- **WRITTEN INSTRUCTION**
Repeat every line exactly, keeping the pictures out of the copy.

- **COLLECTED MATERIAL**
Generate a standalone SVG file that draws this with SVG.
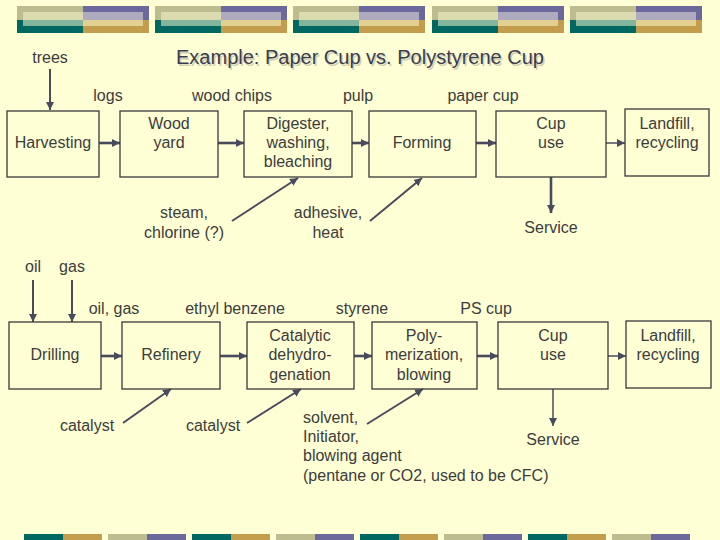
<svg xmlns="http://www.w3.org/2000/svg" width="720" height="540" viewBox="0 0 720 540">
<defs>
<style>
text{font-family:"Liberation Sans",Arial,sans-serif;font-size:16px;fill:#3c3c3c;text-anchor:middle}
.l{text-anchor:start}
.title{font-size:20px;fill:#3c3c4e}
.sh{font-size:20px;fill:#cfcfb4}
.box{fill:none;stroke:#3a3a3a;stroke-width:1.3}
.a{fill:none;stroke:#4a4a5e;stroke-width:2.6;marker-end:url(#ah)}
.t{fill:none;stroke:#4a4a5e;stroke-width:1.5;marker-end:url(#ah)}
.d{fill:none;stroke:#4a4a5e;stroke-width:2;marker-end:url(#ah)}
</style>
<marker id="ah" markerUnits="userSpaceOnUse" markerWidth="10" markerHeight="10" refX="8" refY="4" orient="auto" viewBox="0 0 10 8">
<path d="M0,0 L8,4 L0,8 Z" fill="#4a4a5e"/>
</marker>
<g id="blk">
<rect x="0" y="0" width="66" height="14" fill="#bcbc8e"/>
<rect x="66" y="0" width="66" height="14" fill="#6b699c"/>
<rect x="0" y="14" width="66" height="13" fill="#006861"/>
<rect x="66" y="14" width="66" height="13" fill="#c39d4b"/>
<rect x="6" y="6" width="60" height="8" fill="#dadcb0"/>
<rect x="66" y="6" width="60" height="8" fill="#afabbf"/>
<rect x="6" y="14" width="60" height="6" fill="#82b59c"/>
<rect x="66" y="14" width="60" height="6" fill="#e1d092"/>
</g>
<g id="bp1"><rect x="0" y="0" width="39" height="6" fill="#006861"/><rect x="39" y="0" width="39" height="6" fill="#c39d4b"/></g>
<g id="bp2"><rect x="0" y="0" width="39" height="6" fill="#bcbc8e"/><rect x="39" y="0" width="39" height="6" fill="#6b699c"/></g>
</defs>
<rect width="720" height="540" fill="#ffffd6"/>
<g id="decor">
<use href="#blk" x="17" y="6"/>
<use href="#blk" x="155" y="6"/>
<use href="#blk" x="293" y="6"/>
<use href="#blk" x="432" y="6"/>
<use href="#blk" x="570" y="6"/>
<use href="#bp1" x="24" y="534"/>
<use href="#bp2" x="108" y="534"/>
<use href="#bp1" x="192" y="534"/>
<use href="#bp2" x="276" y="534"/>
<use href="#bp1" x="360" y="534"/>
<use href="#bp2" x="444" y="534"/>
<use href="#bp1" x="528" y="534"/>
<use href="#bp2" x="612" y="534"/>
</g>
<g id="title">
<text class="sh" x="361.5" y="65.5">Example: Paper Cup vs. Polystyrene Cup</text>
<text class="title" x="360" y="64">Example: Paper Cup vs. Polystyrene Cup</text>
</g>
<g id="connectors">
<line class="d" x1="50" y1="69" x2="50" y2="110"/>
<line class="a" x1="99" y1="143" x2="120" y2="143"/>
<line class="a" x1="218" y1="143" x2="244" y2="143"/>
<line class="a" x1="352" y1="143" x2="369" y2="143"/>
<line class="a" x1="476" y1="143" x2="496" y2="143"/>
<line class="t" x1="606" y1="143" x2="625" y2="143"/>
<line class="a" x1="551" y1="177" x2="551" y2="213"/>
<line class="d" x1="232" y1="221" x2="298" y2="178"/>
<line class="d" x1="370" y1="221" x2="422" y2="178"/>
<line class="d" x1="33" y1="280" x2="33" y2="322"/>
<line class="d" x1="72" y1="280" x2="72" y2="322"/>
<line class="a" x1="101" y1="356" x2="122" y2="356"/>
<line class="a" x1="220" y1="356" x2="247" y2="356"/>
<line class="a" x1="354" y1="356" x2="372" y2="356"/>
<line class="a" x1="477" y1="356" x2="498" y2="356"/>
<line class="t" x1="608" y1="356" x2="626" y2="356"/>
<line class="t" x1="553" y1="389" x2="553" y2="426"/>
<line class="d" x1="123" y1="423" x2="171" y2="389"/>
<line class="d" x1="247" y1="423" x2="301" y2="389"/>
<line class="d" x1="367" y1="424" x2="423" y2="389"/>
</g>
<g id="labels">
<text x="50" y="63">trees</text>
<text x="108" y="101">logs</text>
<text x="232" y="101">wood chips</text>
<text x="358" y="101">pulp</text>
<text x="483" y="101">paper cup</text>
<text x="184" y="218">steam,</text>
<text x="184" y="238">chlorine (?)</text>
<text x="328" y="218">adhesive,</text>
<text x="328" y="238">heat</text>
<text x="551" y="233">Service</text>
<text x="33" y="272">oil</text>
<text x="72" y="272">gas</text>
<text x="114" y="314">oil, gas</text>
<text x="235" y="314">ethyl benzene</text>
<text x="362" y="314">styrene</text>
<text x="486" y="314">PS cup</text>
<text x="87" y="431">catalyst</text>
<text x="213" y="431">catalyst</text>
<text x="553" y="445">Service</text>
<text class="l" x="303" y="423">solvent,</text>
<text class="l" x="303" y="442">Initiator,</text>
<text class="l" x="303" y="461">blowing agent</text>
<text class="l" x="303" y="481">(pentane or CO2, used to be CFC)</text>
</g>
<g id="harvesting"><rect class="box" x="7" y="111" width="92" height="66"/><text x="53" y="148">Harvesting</text></g>
<g id="woodyard"><rect class="box" x="120" y="111" width="98" height="66"/><text x="169" y="129">Wood</text><text x="169" y="148">yard</text></g>
<g id="digester"><rect class="box" x="244" y="111" width="108" height="66"/><text x="298" y="129">Digester,</text><text x="298" y="148">washing,</text><text x="298" y="167">bleaching</text></g>
<g id="forming"><rect class="box" x="369" y="111" width="107" height="66"/><text x="422" y="148">Forming</text></g>
<g id="cupuse1"><rect class="box" x="496" y="111" width="110" height="66"/><text x="551" y="129">Cup</text><text x="551" y="148">use</text></g>
<g id="landfill1"><rect class="box" x="625" y="109" width="84" height="67"/><text x="667" y="129">Landfill,</text><text x="667" y="148">recycling</text></g>
<g id="drilling"><rect class="box" x="9" y="322" width="92" height="67"/><text x="55" y="360">Drilling</text></g>
<g id="refinery"><rect class="box" x="122" y="322" width="98" height="67"/><text x="171" y="360">Refinery</text></g>
<g id="catalytic"><rect class="box" x="247" y="322" width="107" height="67"/><text x="300" y="341">Catalytic</text><text x="300" y="360">dehydro-</text><text x="300" y="380">genation</text></g>
<g id="poly"><rect class="box" x="372" y="322" width="105" height="67"/><text x="424" y="341">Poly-</text><text x="424" y="360">merization,</text><text x="424" y="380">blowing</text></g>
<g id="cupuse2"><rect class="box" x="498" y="322" width="110" height="67"/><text x="553" y="341">Cup</text><text x="553" y="360">use</text></g>
<g id="landfill2"><rect class="box" x="626" y="321" width="85" height="67"/><text x="668" y="341">Landfill,</text><text x="668" y="360">recycling</text></g>
</svg>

- **WRITTEN ANSWER**
Generate a standalone SVG file that draws this with SVG.
<svg xmlns="http://www.w3.org/2000/svg" width="720" height="540" viewBox="0 0 720 540">
<defs>
<style>
text{font-family:"Liberation Sans",Arial,sans-serif;font-size:16px;fill:#3c3c3c;text-anchor:middle}
.l{text-anchor:start}
.title{font-size:20px;fill:#3c3c4e}
.sh{font-size:20px;fill:#cfcfb4}
.box{fill:none;stroke:#3a3a3a;stroke-width:1.3}
.a{fill:none;stroke:#4a4a5e;stroke-width:2.6;marker-end:url(#ah)}
.t{fill:none;stroke:#4a4a5e;stroke-width:1.5;marker-end:url(#ah)}
.d{fill:none;stroke:#4a4a5e;stroke-width:2;marker-end:url(#ah)}
</style>
<marker id="ah" markerUnits="userSpaceOnUse" markerWidth="10" markerHeight="10" refX="8" refY="4" orient="auto" viewBox="0 0 10 8">
<path d="M0,0 L8,4 L0,8 Z" fill="#4a4a5e"/>
</marker>
<g id="blk">
<rect x="0" y="0" width="66" height="14" fill="#bcbc8e"/>
<rect x="66" y="0" width="66" height="14" fill="#6b699c"/>
<rect x="0" y="14" width="66" height="13" fill="#006861"/>
<rect x="66" y="14" width="66" height="13" fill="#c39d4b"/>
<rect x="6" y="6" width="60" height="8" fill="#dadcb0"/>
<rect x="66" y="6" width="60" height="8" fill="#afabbf"/>
<rect x="6" y="14" width="60" height="6" fill="#82b59c"/>
<rect x="66" y="14" width="60" height="6" fill="#e1d092"/>
</g>
<g id="bp1"><rect x="0" y="0" width="39" height="6" fill="#006861"/><rect x="39" y="0" width="39" height="6" fill="#c39d4b"/></g>
<g id="bp2"><rect x="0" y="0" width="39" height="6" fill="#bcbc8e"/><rect x="39" y="0" width="39" height="6" fill="#6b699c"/></g>
</defs>
<rect width="720" height="540" fill="#ffffd6"/>
<g id="decor">
<use href="#blk" x="17" y="6"/>
<use href="#blk" x="155" y="6"/>
<use href="#blk" x="293" y="6"/>
<use href="#blk" x="432" y="6"/>
<use href="#blk" x="570" y="6"/>
<use href="#bp1" x="24" y="534"/>
<use href="#bp2" x="108" y="534"/>
<use href="#bp1" x="192" y="534"/>
<use href="#bp2" x="276" y="534"/>
<use href="#bp1" x="360" y="534"/>
<use href="#bp2" x="444" y="534"/>
<use href="#bp1" x="528" y="534"/>
<use href="#bp2" x="612" y="534"/>
</g>
<g id="title">
<text class="sh" x="361.5" y="65.5">Example: Paper Cup vs. Polystyrene Cup</text>
<text class="title" x="360" y="64">Example: Paper Cup vs. Polystyrene Cup</text>
</g>
<g id="connectors">
<line class="d" x1="50" y1="69" x2="50" y2="110"/>
<line class="a" x1="99" y1="143" x2="120" y2="143"/>
<line class="a" x1="218" y1="143" x2="244" y2="143"/>
<line class="a" x1="352" y1="143" x2="369" y2="143"/>
<line class="a" x1="476" y1="143" x2="496" y2="143"/>
<line class="t" x1="606" y1="143" x2="625" y2="143"/>
<line class="a" x1="551" y1="177" x2="551" y2="213"/>
<line class="d" x1="232" y1="221" x2="298" y2="178"/>
<line class="d" x1="370" y1="221" x2="422" y2="178"/>
<line class="d" x1="33" y1="280" x2="33" y2="322"/>
<line class="d" x1="72" y1="280" x2="72" y2="322"/>
<line class="a" x1="101" y1="356" x2="122" y2="356"/>
<line class="a" x1="220" y1="356" x2="247" y2="356"/>
<line class="a" x1="354" y1="356" x2="372" y2="356"/>
<line class="a" x1="477" y1="356" x2="498" y2="356"/>
<line class="t" x1="608" y1="356" x2="626" y2="356"/>
<line class="t" x1="553" y1="389" x2="553" y2="426"/>
<line class="d" x1="123" y1="423" x2="171" y2="389"/>
<line class="d" x1="247" y1="423" x2="301" y2="389"/>
<line class="d" x1="367" y1="424" x2="423" y2="389"/>
</g>
<g id="labels">
<text x="50" y="63">trees</text>
<text x="108" y="101">logs</text>
<text x="232" y="101">wood chips</text>
<text x="358" y="101">pulp</text>
<text x="483" y="101">paper cup</text>
<text x="184" y="218">steam,</text>
<text x="184" y="238">chlorine (?)</text>
<text x="328" y="218">adhesive,</text>
<text x="328" y="238">heat</text>
<text x="551" y="233">Service</text>
<text x="33" y="272">oil</text>
<text x="72" y="272">gas</text>
<text x="114" y="314">oil, gas</text>
<text x="235" y="314">ethyl benzene</text>
<text x="362" y="314">styrene</text>
<text x="486" y="314">PS cup</text>
<text x="87" y="431">catalyst</text>
<text x="213" y="431">catalyst</text>
<text x="553" y="445">Service</text>
<text class="l" x="303" y="423">solvent,</text>
<text class="l" x="303" y="442">Initiator,</text>
<text class="l" x="303" y="461">blowing agent</text>
<text class="l" x="303" y="481">(pentane or CO2, used to be CFC)</text>
</g>
<g id="harvesting"><rect class="box" x="7" y="111" width="92" height="66"/><text x="53" y="148">Harvesting</text></g>
<g id="woodyard"><rect class="box" x="120" y="111" width="98" height="66"/><text x="169" y="129">Wood</text><text x="169" y="148">yard</text></g>
<g id="digester"><rect class="box" x="244" y="111" width="108" height="66"/><text x="298" y="129">Digester,</text><text x="298" y="148">washing,</text><text x="298" y="167">bleaching</text></g>
<g id="forming"><rect class="box" x="369" y="111" width="107" height="66"/><text x="422" y="148">Forming</text></g>
<g id="cupuse1"><rect class="box" x="496" y="111" width="110" height="66"/><text x="551" y="129">Cup</text><text x="551" y="148">use</text></g>
<g id="landfill1"><rect class="box" x="625" y="109" width="84" height="67"/><text x="667" y="129">Landfill,</text><text x="667" y="148">recycling</text></g>
<g id="drilling"><rect class="box" x="9" y="322" width="92" height="67"/><text x="55" y="360">Drilling</text></g>
<g id="refinery"><rect class="box" x="122" y="322" width="98" height="67"/><text x="171" y="360">Refinery</text></g>
<g id="catalytic"><rect class="box" x="247" y="322" width="107" height="67"/><text x="300" y="341">Catalytic</text><text x="300" y="360">dehydro-</text><text x="300" y="380">genation</text></g>
<g id="poly"><rect class="box" x="372" y="322" width="105" height="67"/><text x="424" y="341">Poly-</text><text x="424" y="360">merization,</text><text x="424" y="380">blowing</text></g>
<g id="cupuse2"><rect class="box" x="498" y="322" width="110" height="67"/><text x="553" y="341">Cup</text><text x="553" y="360">use</text></g>
<g id="landfill2"><rect class="box" x="626" y="321" width="85" height="67"/><text x="668" y="341">Landfill,</text><text x="668" y="360">recycling</text></g>
</svg>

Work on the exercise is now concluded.